People typically travel to take photographs, or go to a specific place to take photographs. Even if it is their backyard, it is a place that has meaning and visual attraction. I am interested in looking at photography as a predictor of ideal locations to travel to. Where do people like to take photographs? Where will people like to take photographs?
The Flickr database consists of the following:
- Photo/video ID
- User NSID, User nickname
- Date taken
- Date uploaded
- Capture device
- Title, Description
- User tags (comma-separated), Machine tags (comma-separated)
- Longitude, Latitude
- Accuracy
- Photo/video page URL, Photo/video download URL
- License name, License URL
- Photo/video server identifier, Photo/video farm identifier
- Photo/video secret, Photo/video secret original
- Photo/video extension original
- Photos/video marker (0 = photo, 1 = video)
Cleaning consisted of the following steps:
- Taking out any cameras with "scan" in the name
- Binning the rest of the camera brands, putting any that occur less than 1% of the time into a category "Other"
Through explorations of the camera brands apparent in the dataset, it is clear that there is a growth of Canon cameras over time, although the introduction of the Apple iPhone in 2007 quickly brings Apple into the ring for contention.
This analysis focused on the United States and Central America, and K-Means Clustering was used to break up the area into regions. To develop the optimal number of clusters, a silhouette score was assigned to a range of clusters. Using the scores as a guideline, the final number of clusters selected was 15.
The points were grouped into each cluster, and used that to create the set of time series below, sorted by region. On average, the R-squared values were 86.2%, with a root mean square error of 11.9%, using a time-slice of five years to predict each sixth year.
| Far West | West | Central | East |
|---|---|---|---|
| Alaska | Pacific Northwest | Northern Mountains | Northeast |
| Western Canada | California | Rocky Mountains | Mid-Atlantic |
| Hawaii | Southwest | Great Lakes | Southeast |
|[Central America] |[South] |[Caribbean]
Based on the analysis, the Pacific Northwest will be the most popular place, holding its status from 2000 onward. The least popular locations will be Hawaii and the South. There will be a growing trend in visits to Central America, and to California.
This analysis has been based on a simple K-Means clustering, with the number of clusters fine tuned. It also has been sliced into a simple year by year time series, and analyzed using linear regression.
Using a database of only Flickr photos introduces biases to the data and the prediction. For example, the relative popularity of Flickr has evolved and peaked around 2010-2011, and has noticeably declined. The rise of various photo-sharing services such as Instagram, Twitter, Facebook, etc. have affected the total photos uploaded to Flickr.
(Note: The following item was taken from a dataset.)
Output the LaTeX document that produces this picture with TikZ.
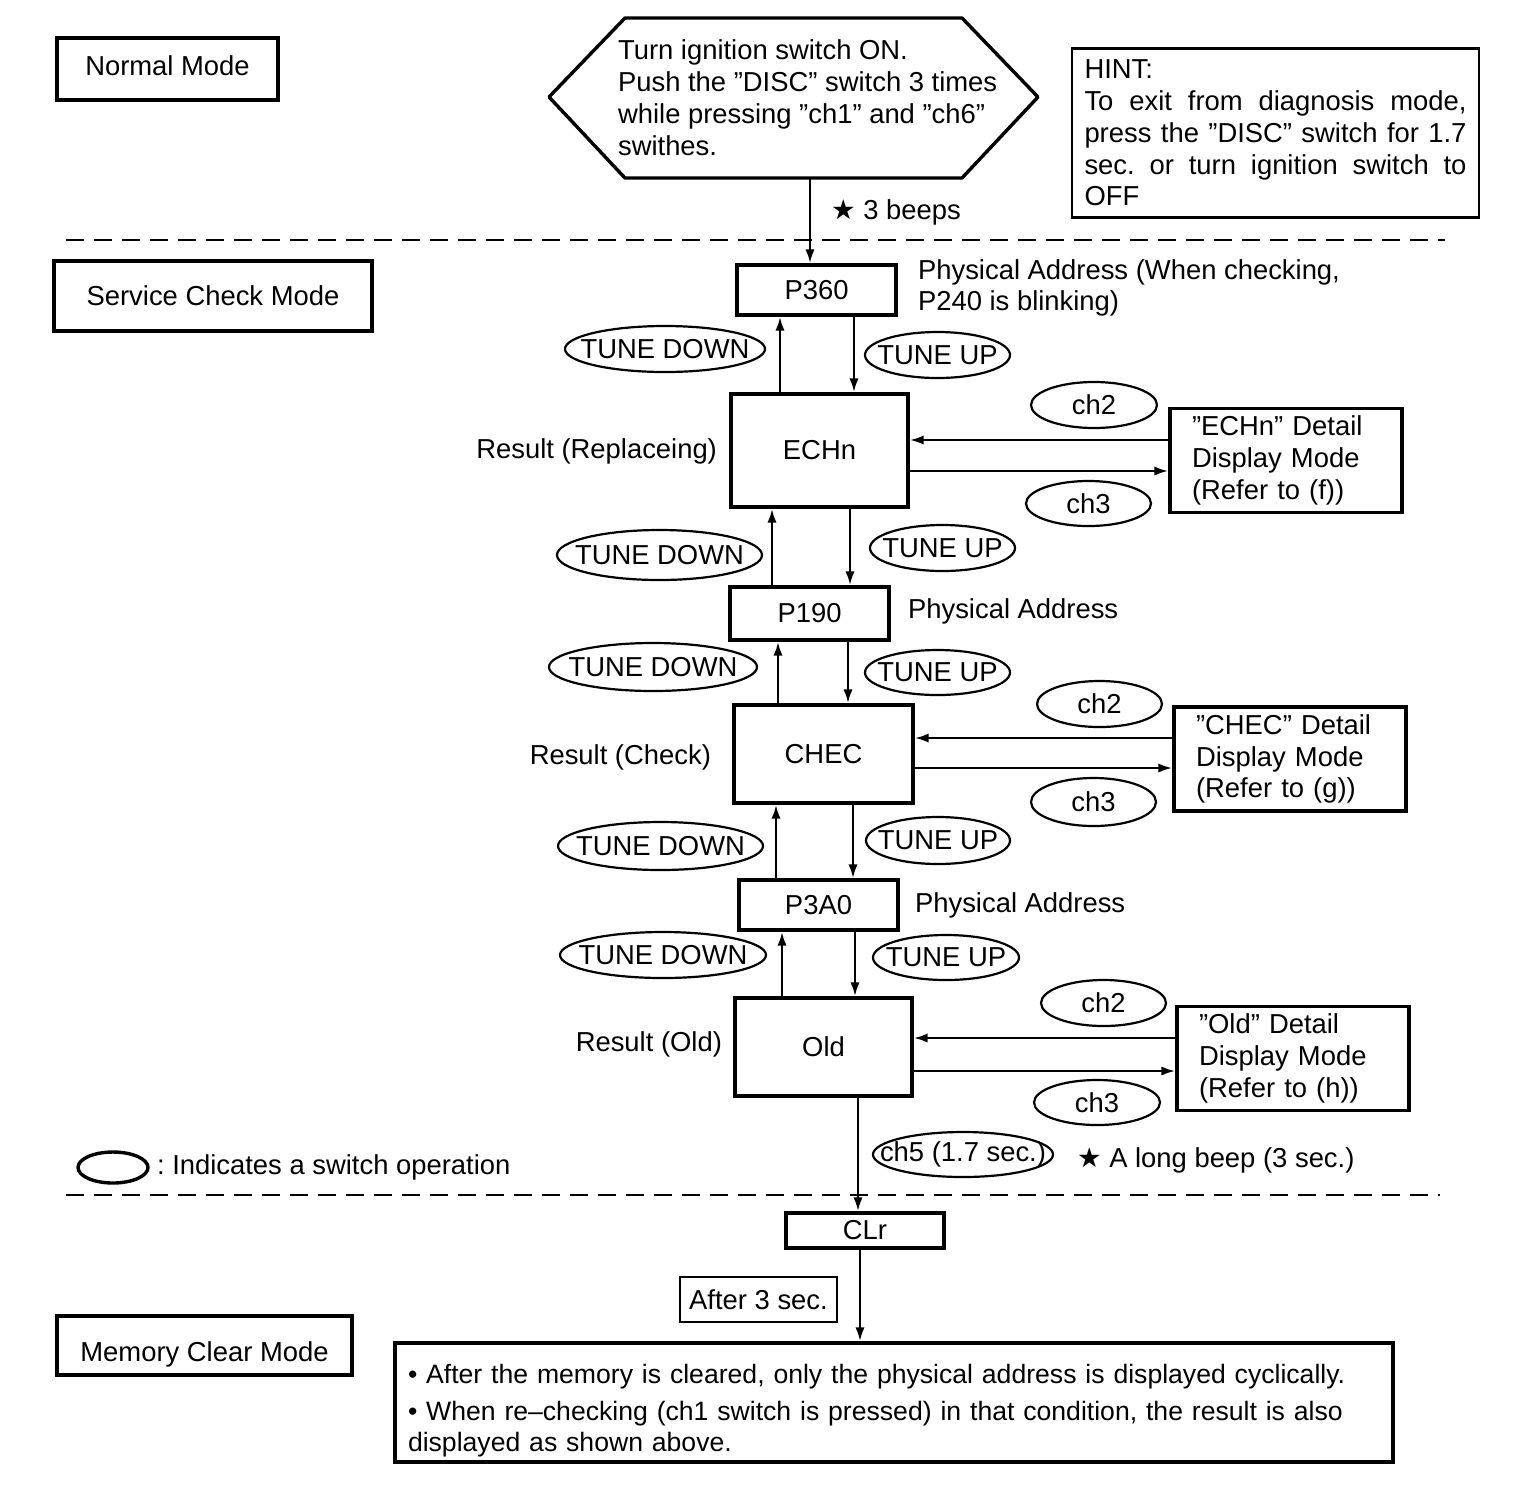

To improve the prediction, the information from these sources would need to be added and adjusted. There will continue to be biases based on the demographics of each user base, and how the services are used.
It would be interesting to find a method of applying K-Medians to the area, to find the more dense locations.
The model used above to predict on the number of photos is a linear regression model from statsmodels. I also used support vector regression and linear support vector regression models to check. They were less stable in the face of the limited data, and produced less accurate forecasts.
To gain granularity, it would be prudent to block out the pictures by month, and gain more noise but also more information to define the forecast accurately.
Until then, enjoy!